The case of Paul Radu

The UK courts will soon hear the case of Paul Radu, the investigative journalist and founder of the Organized Crime and Corruption Reporting Project (OCCRP) being sued by Azerbaijani MP Javanshir Feyziyev, who was named in an award-winning OCCRP report exposing money-laundering.

Feyziyev does not live in the UK, although he owns property here, and most of the readers of the stories about Azerbaijan are not from the UK.

Index on Censorship has become increasingly worried about the growing use of vexatious lawsuits since it first launched a project monitoring threats to media freedom in Europe in 2013.

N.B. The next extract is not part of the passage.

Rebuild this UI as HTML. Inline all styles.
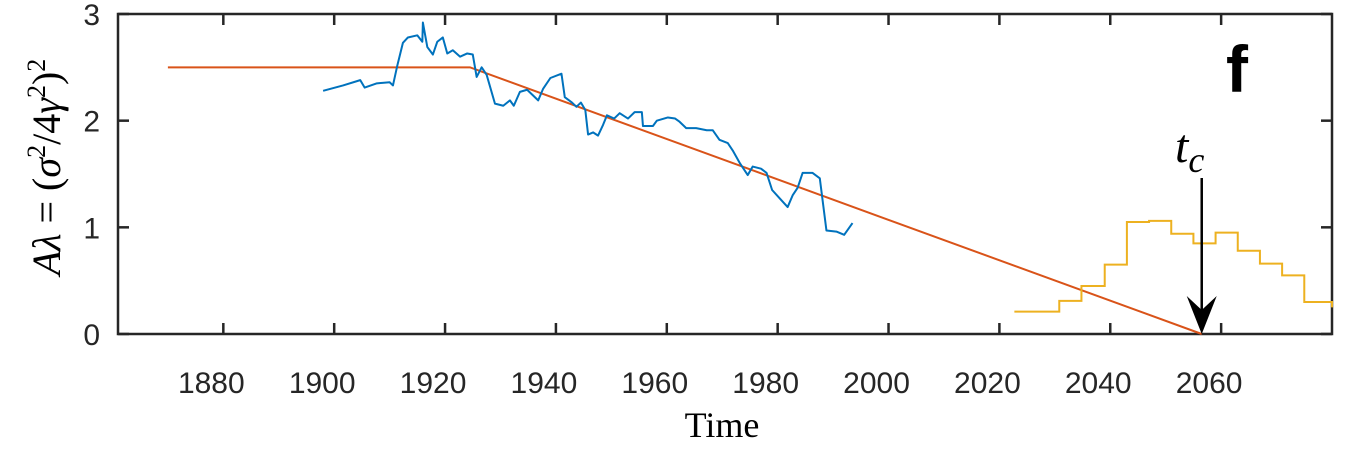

“News outlets find themselves receiving a letter threatening expensive proceedings unless online articles are rewritten or removed altogether, and demanding an agreement not to publish anything similar in the future. The letters often tell the recipient that they cannot even report the fact that they have received the letter,”

It is the smaller independent media companies that struggle to manage these threats as they are financially draining and can drag on for years. These smaller independent firms simply can not afford to fight, so silence is their only option.

Research into Vexatious Legal threats

At the time of her murder, Daphne Caruana Galizia, the Maltese investigative journalist had numerous lawsuits pending, some of which were brought by UK firms.

The champion behind the new research into vexatious legal threats against journalists, Jodie Ginsberg, aims to interview journalists across Europe about the extent of these threats before making recommendations later this year.

Index will launch its research project into the use of vexatious legal threats against journalists later this month and aims to interview journalists and media organisations across Europe about the extent of these threats before a final report containing recommendations for action later in the year.